LSG saw the writing on the wall two years ago and began to plan accordingly.

“We started reaching out to receivers and lenders to make sure they knew about our experience in dealing with distressed sales,” explains White.

Experience counts for a lot here. “Because if a vendor feels their lender or receiver, through their broker, didn’t do a good job of marketing a property or achieving a fair price, they can sue for an improvident sale,” says Czestochowski.

“That’s why you don’t want to hire the wrong person or a team that doesn’t know how to deal with distressed sales.”

Czestochowski and his team know how to market these properties the right way.

And for younger sales professionals like Emelie Rowe, who started with LSG five years ago, when the market was red hot, it’s an opportunity to gain a different perspective.

“These are interesting times to say the least,” she says, “and I have a feeling this could be just the beginning of court-ordered and distressed sales.”

Czestochowski and team consult on distressed sales throughout the GTA and across Canada, and have the power of the CBRE platform to draw from if they require added expertise in property management, facilities management, brokerage or appraisal, to name just a few.

The team is currently collaborating on listings for distressed sale properties in Gatineau, QC, Calgary, Vancouver and Ottawa, as well as a land portfolio in Florida.

“Lenders like the idea that we function as the single point of contact coordinating the CBRE platform and service, anywhere in the country or world,” White says.

Hands On Approach

Success comes from being hands-on in dealing with distressed sale properties.

On the day the call from the lender comes, a visit to the property ensures there’s no cause for concern: Is the site secured if it’s vacant, or if the building is empty? Is the property vulnerable to dumping or vandalism?

Czestochowski went out to a site one Saturday morning to find someone dumping construction debris on it. “This can happen if no one is properly monitoring the property.” 

He stopped the culprits in their tracks and called someone to come and secure the property.

Looking at the bigger picture, it’s worth knowing if there are ongoing applications for that site.

“If so, any lender or receiver should keep the process going and avoid any expiries of draft plans and permits,” Czestochowski says. “If some of these applications expire this could be detrimental to the property and reduce value significantly.”
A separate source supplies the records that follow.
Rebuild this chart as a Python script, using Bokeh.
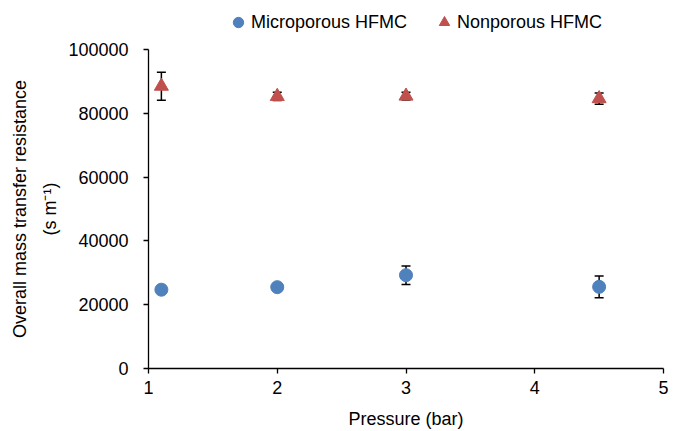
from bokeh.plotting import figure
from bokeh.layouts import column
from bokeh.models import (ColumnDataSource, Whisker, TeeHead, FixedTicker, LinearAxis,
                          Legend, LegendItem, Range1d, NumeralTickFormatter)
from bokeh.embed import file_html
from bokeh.resources import INLINE

# ---- data ----
pressure = [1.1, 2, 3, 4.5]
micro = [24700, 25500, 29250, 25600]
micro_err = [500, 500, 2900, 3400]
nonpor = [88500, 85300, 85400, 84600]
nonpor_err = [4400, 1300, 1200, 1800]
x_ticks = [1, 2, 3, 4, 5]
y_ticks = [0, 20000, 40000, 60000, 80000, 100000]

BLUE = "#4F81BD"
RED = "#C0504D"
FONT = "Liberation Sans"

src_m = ColumnDataSource(dict(x=pressure, y=micro,
                              lo=[v - e for v, e in zip(micro, micro_err)],
                              hi=[v + e for v, e in zip(micro, micro_err)]))
src_n = ColumnDataSource(dict(x=pressure, y=nonpor,
                              lo=[v - e for v, e in zip(nonpor, nonpor_err)],
                              hi=[v + e for v, e in zip(nonpor, nonpor_err)]))

p = figure(width=675, height=392, x_range=Range1d(1, 5), y_range=Range1d(0, 100000),
           output_backend="svg", toolbar_location=None, title=None,
           min_border_left=148, min_border_right=12, min_border_top=10, min_border_bottom=63)
p.outline_line_color = None
p.grid.visible = False
p.background_fill_color = "white"
p.border_fill_color = "white"

for ax in (p.xaxis[0], p.yaxis[0]):
    ax.axis_line_color = "black"
    ax.axis_line_width = 1.3
    ax.major_tick_line_color = "black"
    ax.major_tick_line_width = 1.3
    ax.major_tick_in = 0
    ax.major_tick_out = 5
    ax.minor_tick_line_color = None
    ax.major_label_text_font = FONT
    ax.major_label_text_font_size = "18px"
    ax.major_label_text_color = "black"
    ax.axis_label_text_font = FONT
    ax.axis_label_text_font_size = "18px"
    ax.axis_label_text_font_style = "normal"
    ax.axis_label_text_color = "black"

p.xaxis[0].ticker = FixedTicker(ticks=x_ticks)
p.xaxis[0].axis_label = "Pressure (bar)"
p.xaxis[0].major_label_standoff = 7
p.xaxis[0].axis_label_standoff = 12

p.yaxis[0].ticker = FixedTicker(ticks=y_ticks)
p.yaxis[0].formatter = NumeralTickFormatter(format="0")
p.yaxis[0].axis_label = "(s m⁻¹)"
p.yaxis[0].major_label_standoff = 15
p.yaxis[0].axis_label_standoff = 5

outer = LinearAxis(axis_label="Overall mass transfer resistance",
                   ticker=FixedTicker(ticks=[]), axis_line_color=None,
                   major_tick_line_color=None, minor_tick_line_color=None,
                   major_tick_in=0, major_tick_out=0, minor_tick_in=0, minor_tick_out=0,
                   major_label_text_font_size="0px",
                   axis_label_text_font=FONT, axis_label_text_font_size="18px",
                   axis_label_text_font_style="normal", axis_label_text_color="black",
                   axis_label_standoff=8)
p.add_layout(outer, "left")

def whisker(src):
    return Whisker(source=src, base="x", upper="hi", lower="lo", line_color="black", line_width=1.5,
                   upper_head=TeeHead(size=9, line_color="black", line_width=1.5),
                   lower_head=TeeHead(size=9, line_color="black", line_width=1.5))

p.add_layout(whisker(src_m))
p.add_layout(whisker(src_n))

p.scatter("x", "y", source=src_m, marker="circle", size=13, color=BLUE)
p.scatter("x", "y", source=src_n, marker="triangle", size=14, color=RED)

# ---- legend strip on top (same series, drawn outside its view so only the legend shows) ----
top = figure(width=675, height=39, x_range=Range1d(1, 5), y_range=Range1d(-2, -1),
             output_backend="svg", toolbar_location=None, title=None,
             x_axis_type=None, y_axis_type=None, min_border=0)
top.outline_line_color = None
top.grid.visible = False
top.border_fill_color = "white"
top.background_fill_color = "white"
l1 = top.scatter("x", "y", source=src_m, marker="circle", size=13, color=BLUE)
l2 = top.scatter("x", "y", source=src_n, marker="triangle", size=14, color=RED)

legend = Legend(items=[LegendItem(label="Microporous HFMC", renderers=[l1]),
                       LegendItem(label="Nonporous HFMC", renderers=[l2])],
                orientation="horizontal", location=(77, 2),
                border_line_color=None, background_fill_alpha=0,
                label_text_font=FONT, label_text_font_size="18px", label_text_color="black",
                glyph_width=26, glyph_height=30, label_height=30, label_standoff=0,
                spacing=24, padding=0, margin=0)
top.add_layout(legend)

layout = column(top, p, spacing=0)
open("out.html", "w").write(file_html(layout, INLINE))
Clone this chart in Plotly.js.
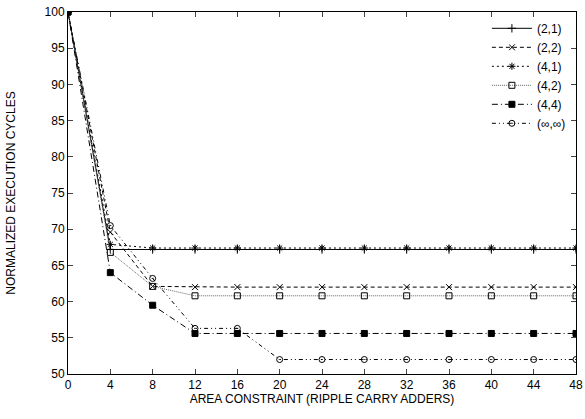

Or are there leases rolling for that property? And is there anything with the building maintenance-wise that could be done to prevent costly damage?

“When you’re dealing with distressed sales situations,” Czestochowski says, “you have to be there full service for the banks, receivers and the lenders. And we are.”

“It’s really being a consultant for them and walking them step by step through the process and what they need to do,” adds White. “Keeping them up to date and doing things properly to avoid an improvident sale.”

Don't Stress the Distressed

It’s that kind of service that ensures a property’s sale will make a lender whole again.

“It’s great when all stakeholders get their money back plus fees and costs, and you have money left over for the vendor,” says Czestochowski. “That makes me happiest.”

“It’s an unpleasant situation, but as long as everyone is helped, kept informed and everything is transparent and there’s fair treatment, we should all end up pleased with the outcome.”